With New Year’s Eve fast approaching, it seems like an especially appropriate time to reflect on the past. Amid the various efforts to make basic government-published legal data more accessible (especially in open formats that are machine readable), I think it helps to also remember how far things have come. Over at the company blog for Citation Technologies, a long-time employee, David Gottlieb, recounts the difficulties the company faced as a legal publishing start-up back in the mid-nineties. David’s post contains various anecdotes, including how the company’s only server was thrown off the roof of the office in a business dispute, but it is also a reminder of the common thread between the challenges of the mid-nineties and today — access to usable information.

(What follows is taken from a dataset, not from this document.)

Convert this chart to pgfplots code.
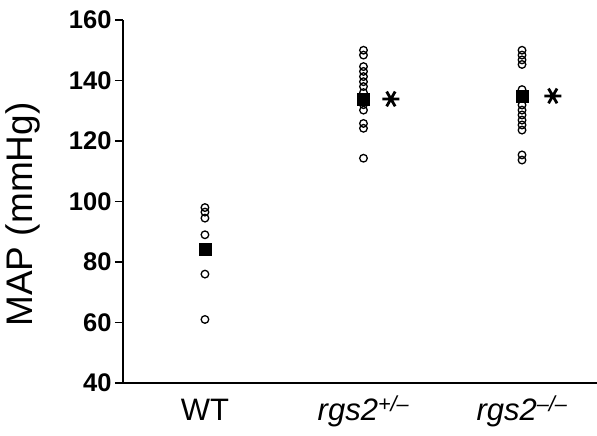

Although you commonly hear complaints about government entities that publish information in not-so-open proprietary formats such as PDF files and how a standardized XML markup would be so much better, David’s post explains the difficulties of obtaining any electronic version of state regulations back in the nineties. He also mentions manually correcting bad OCR scans, navigating magnetic tapes, and how a southern state once informed them that there was no way they had regulations in any electronic format because they had only just gotten electric typewriters. It is easy to think that the push for usable government data is new, but its actually a long term effort in which the meaning of “usable” keeps evolving.
I hope a few years from now we will be arguing about how the government should provide deeper semantic markup and look back on the days of PDFs and Word documents in the same way we look at the magnetic tapes and OCR corrections in David Gottlieb’s post.